Century is stated to own a primary aluminum reduction facility (“Facility”) that is the subject of the Petition.

The Petition was submitted by the Sierra Club and the Environmental Integrity Project (collectively, “Petitioners”).

The federal Clean Air Act Title V Program includes a provision that allows the EPA Administrator to object to a Title V permit issued by a delegated state. In other words, Congress provided EPA a Clean Air Act oversight role by mandating that every Title V permit be subject to a 45-day EPA review period before the Title V permit is finalized.

The EPA Administrator can object to a Title V permit at two points.

An objection may be made during the 45-day review period and in response to a public petition within 60 days after the end of the 45-day review period. Further, even if EPA fails to object to a proposed Title V permit, a right to petition the agency to reconsider its failure to object to the permit is potentially available. However, only those persons who have submitted comments to the draft permit during the applicable public comment period have a right to petition.

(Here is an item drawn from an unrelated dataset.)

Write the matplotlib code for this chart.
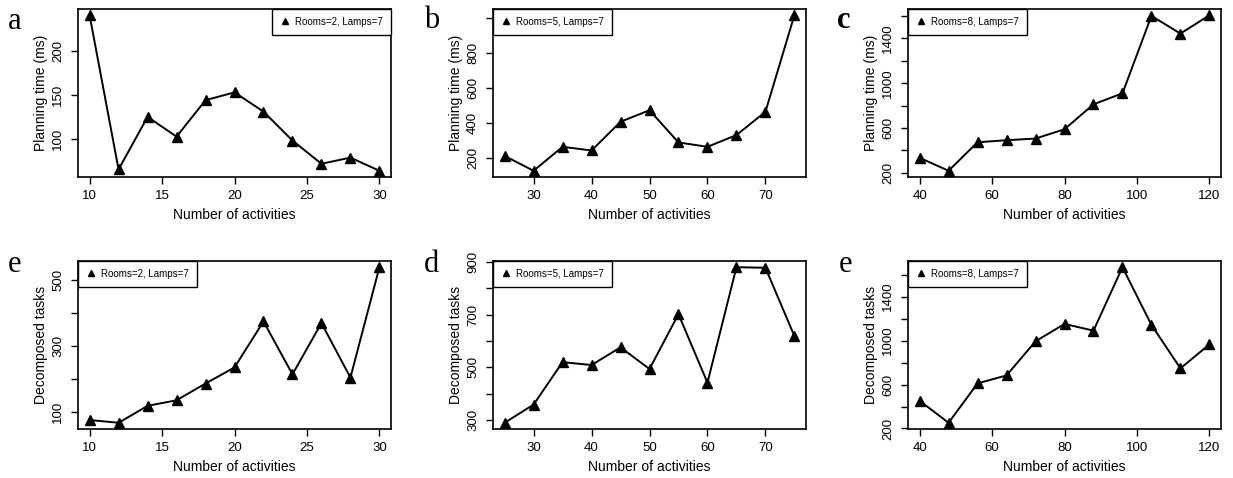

The right to petition EPA arises at the close of the agency’s 45-day review period.

The Order states that the Century Facility produces high grade aluminum from aluminum oxide using an electrolytic process. Various pollutants are emitted from the Facility’s different emission units and subject to certain Clean Air Act requirements. These requirements include Title V and preconstruction permitting requirements.

The Facility’s emissions include SO2 from the green carbon plant. Further, emissions of particulate matter occur.

EPA states in the Order that it used EJScreen to assess key demographic and environmental indicators within a five-kilometer radius of the Century Facility. The Order provides the Environmental Justice Indices for the five-kilometer radius surrounding the Facility and their associated percentiles were compared to the rest of the State of South Carolina.

The Facility first obtained a Permit in 2001 which was last renewed in 2021. On January 23rd and January 27th Century submitted two applications to revise its Title V Permit. The SCDHEC submitted a proposed Title V Permit reflecting both permit revisions to EPA for its 45-day review on February 23rd. EPA did not object to the proposed Permit.

The Petitioners subsequently submitted their Petition which was deemed timely by EPA.

The Petitioners raised the following objections:

Claim 1: The Petitioners Claim that the Changes to the Coke Sulfur Content Permit Conditions Cannot be Processed as a Minor Permit Modification.

EPA grants the Petitioners’ request for an objection on this claim.

EPA determines that the change violated an applicable requirement (i.e., the terms and conditions of preconstruction permits issued under Title I constitute “applicable permits for Title V purposes”) and that the change should not have been undertaken through a Title V permit action regardless. Further, EPA states that the change established or changes a permit term or condition for which there is no corresponding underlying applicable requirement and that the source assumed to avoid an applicable requirement to which the source would otherwise be subject. Cited specifically, a federally enforceable emissions cap is stated to have been assumed to avoid classification as a modification under any provision of title I.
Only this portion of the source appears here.